What could be the issue running ROS long term v 6.44.6. I ruled away my switch failure since there is a CHR directly connected to the core router and still experiencing the same.
Below is the common error experience
22:53:08 route,ospf,info OSPFv2 neighbor 102.xx.xx.6: state change from Full to Down
22:53:08 route,ospf,info OSPFv2 neighbor 102.xx.xx.17: state change from Full to Down
22:53:08 route,ospf,info OSPFv2 neighbor 102.xx.xx.18: state change from Full to Down
22:53:08 route,ospf,info OSPFv2 neighbor 102.xx.xx.19: state change from Full to Down
22:53:08 route,ospf,info OSPFv2 neighbor 102.xx.xxx.1: state change from Full to Down
22:53:08 route,ospf,info OSPFv2 neighbor 102.xx.xxx.1: state change from Full to Down
22:53:08 route,ospf,info OSPFv2 neighbor 102.xx.xx.6: state change from ExStart to Init
22:53:08 route,ospf,info OSPFv2 neighbor 102.xx.xxx.1: state change from ExStart to Init
22:53:08 route,ospf,info OSPFv2 neighbor 102.xx.xxx.1: state change from ExStart to Init
core
rout ospf int pr
Flags: X - disabled, I - inactive, D - dynamic, P - passive
Did you ever find a solution to this problem ?
i suspect we experience the same.
all ospf and bgp sessions drop at the same time. and return a few seconds afterwards..
even bgp sessions that do not depend on ospf drop..
running 6.48.6 on ccr 1072’s and ccr 1036’s
yes L1 is good. also some of the bgp peers that drop are on a separate port and dedicated fiber outside of the ospf L1
the problem happen when a paloalto or fortigate firewall with ospf to the ccr’s fail over between the active and the passive firewall device.
but fortigate ospf (and unrelated global bgp on different L1) should not drop when paloalto do a failover, or vice versa.
it simply seems like the whole routing engine on ccr dies and restarts.
it is good that ospf and bgp do not die together in ROS7.
If you want to stick to v6, then increasing OSPF dead-interval and BGP hold-time may help.

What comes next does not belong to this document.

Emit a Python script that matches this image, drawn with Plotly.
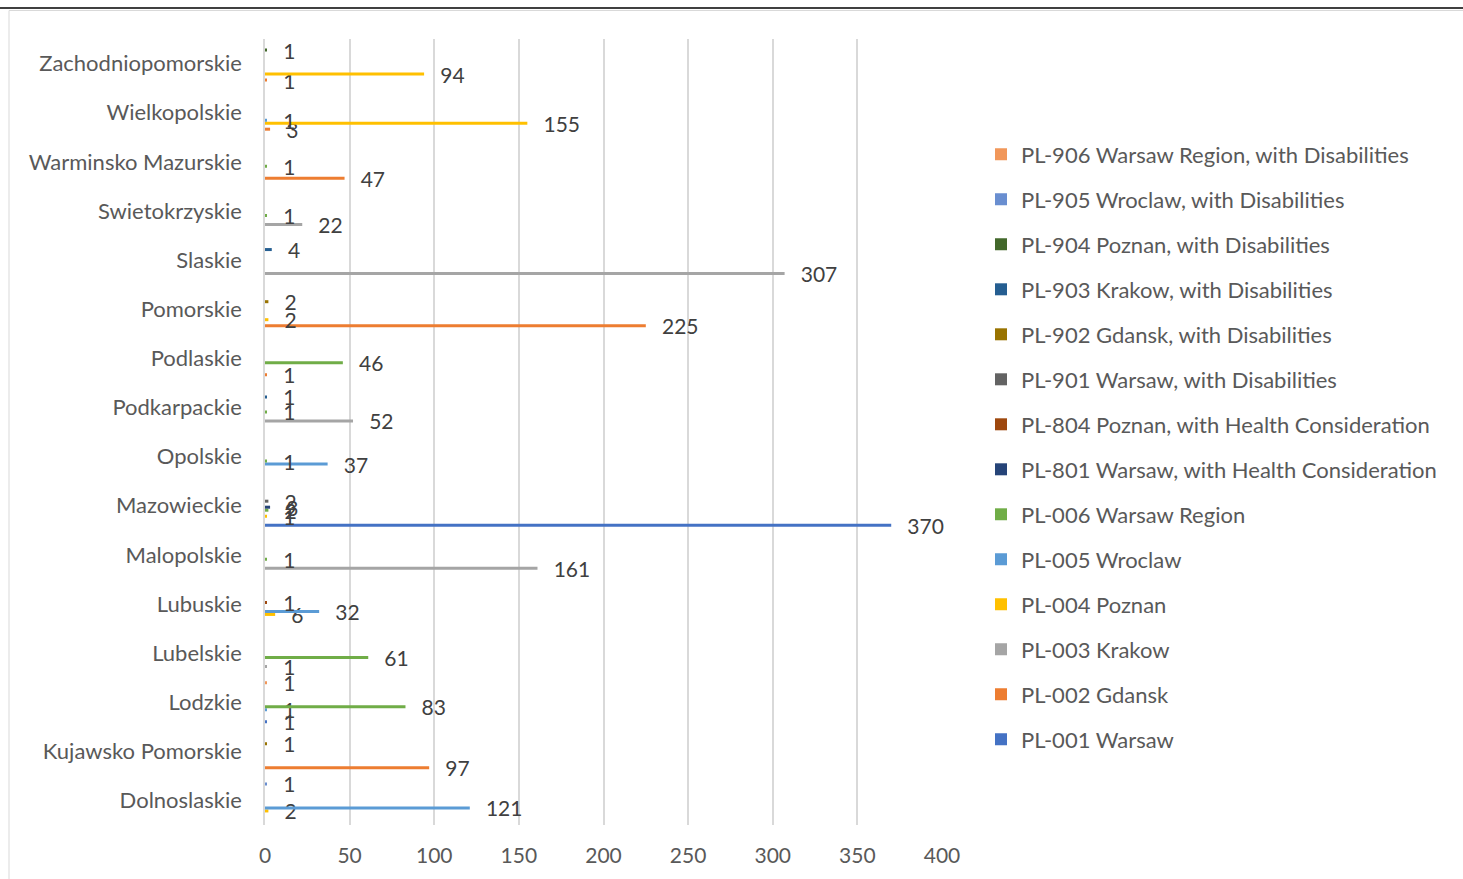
import plotly.graph_objects as go

categories = ["Dolnoslaskie", "Kujawsko Pomorskie", "Lodzkie", "Lubelskie", "Lubuskie",
              "Malopolskie", "Mazowieckie", "Opolskie", "Podkarpackie", "Podlaskie",
              "Pomorskie", "Slaskie", "Swietokrzyskie", "Warminsko Mazurskie",
              "Wielkopolskie", "Zachodniopomorskie"]

N = None
pl001 = [N, N, 1, N, N, N, 370, N, N, N, N, N, N, N, N, N]
pl002 = [N, 97, N, N, N, N, N, N, N, 1, 225, N, N, 47, 3, 1]
pl003 = [N, N, N, 1, N, 161, N, N, 52, N, N, 307, 22, N, N, N]
pl004 = [2, N, N, N, 6, N, 1, N, N, N, 2, N, N, N, 155, 94]
pl005 = [121, N, 1, N, 32, N, N, 37, N, N, N, N, N, N, 1, N]
pl006 = [N, N, 83, 61, N, 1, 2, 1, 1, 46, N, N, 1, 1, N, N]
pl801 = [N, N, N, N, N, N, 3, N, N, N, N, N, N, N, N, N]
pl804 = [N, N, N, N, 1, N, N, N, N, N, N, N, N, N, N, N]
pl901 = [N, N, N, N, N, N, 2, N, N, N, N, N, N, N, N, N]
pl902 = [N, 1, N, N, N, N, N, N, N, N, 2, N, N, N, N, N]
pl903 = [N, N, N, N, N, N, N, N, 1, N, N, 4, N, N, N, N]
pl904 = [N, N, N, N, N, N, N, N, N, N, N, N, N, N, N, 1]
pl905 = [1, N, N, N, N, N, N, N, N, N, N, N, N, N, N, N]
pl906 = [N, N, 1, N, N, N, N, N, N, N, N, N, N, N, N, N]

series_names = ["PL-001 Warsaw", "PL-002 Gdansk", "PL-003 Krakow", "PL-004 Poznan",
                "PL-005 Wroclaw", "PL-006 Warsaw Region",
                "PL-801 Warsaw, with Health Consideration",
                "PL-804 Poznan, with Health Consideration",
                "PL-901 Warsaw, with Disabilities", "PL-902 Gdansk, with Disabilities",
                "PL-903 Krakow, with Disabilities", "PL-904 Poznan, with Disabilities",
                "PL-905 Wroclaw, with Disabilities",
                "PL-906 Warsaw Region, with Disabilities"]
series_values = [pl001, pl002, pl003, pl004, pl005, pl006, pl801, pl804,
                 pl901, pl902, pl903, pl904, pl905, pl906]
colors = ["#4472C4", "#ED7D31", "#A5A5A5", "#FFC000", "#5B9BD5", "#70AD47",
          "#264478", "#9E480E", "#636363", "#997300", "#255E91", "#43682B",
          "#698ED0", "#F1975A"]

x_ticks = [0, 50, 100, 150, 200, 250, 300, 350, 400]

FONT = "Lato"
W, H = 1463, 879
L, R, T, B = 265, 942, 39, 825

fig = go.Figure()
n = len(series_names)
for i, (name, vals, col) in enumerate(zip(series_names, series_values, colors)):
    fig.add_trace(go.Bar(
        y=categories, x=vals, name=name, orientation="h",
        marker=dict(color=col, line=dict(width=0)),
        text=[("\u00a0\u00a0\u00a0" + str(v)) if v is not None else "" for v in vals],
        textposition="outside", constraintext="none", cliponaxis=False,
        textfont=dict(family=FONT, size=21, color="#404040"),
        legendgroup=f"g{n - i:02d}", legendrank=n - i,
    ))

def px_x(p):
    return (p - L) / (R - L)

def px_y(p):
    return (B - p) / (B - T)

shapes = [
    dict(type="line", xref="paper", yref="paper", x0=px_x(0), x1=px_x(W),
         y0=px_y(8), y1=px_y(8), line=dict(color="#000000", width=1.5)),
    dict(type="line", xref="paper", yref="paper", x0=px_x(9), x1=px_x(W),
         y0=px_y(10.5), y1=px_y(10.5), line=dict(color="#D9D9D9", width=1)),
    dict(type="line", xref="paper", yref="paper", x0=px_x(9), x1=px_x(9),
         y0=px_y(10.5), y1=px_y(H), line=dict(color="#D9D9D9", width=1)),
]

fig.update_layout(
    width=W, height=H,
    margin=dict(l=L, r=W - R, t=T, b=H - B, pad=0),
    paper_bgcolor="white", plot_bgcolor="white",
    barmode="group", bargap=0.145, bargroupgap=0,
    font=dict(family=FONT, size=22, color="#595959"),
    showlegend=True,
    legend=dict(traceorder="grouped", tracegroupgap=13.4,
                x=px_x(981), xanchor="left", y=px_y(447), yanchor="middle",
                font=dict(family=FONT, size=22, color="#595959"),
                bgcolor="rgba(0,0,0,0)"),
    shapes=shapes,
    xaxis=dict(range=[0, 400], tickvals=x_ticks, showgrid=True, gridcolor="#D9D9D9",
               gridwidth=1.5, zeroline=False, showline=False, ticks="",
               tickfont=dict(family=FONT, size=21, color="#595959"),
               ticklabelstandoff=16),
    yaxis=dict(categoryorder="array", categoryarray=categories, showgrid=False,
               showline=True, linecolor="#D9D9D9", linewidth=1.5, ticks="",
               tickfont=dict(family=FONT, size=22, color="#595959"),
               ticklabelstandoff=17),
)

fig.write_html("out.html", config={"displayModeBar": False},
               post_script="document.body.style.margin='0';")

Also, make sure that timers are at least set to default values or higher.
there are no dead timers or hold intervals that time out. the same instance the failover happen. that same instance all bgp and ospf sessions go out.
also the interface list and peer list is empty for a fraction of a second.
we are testing v7 in a lab. so the plan is to eventually move.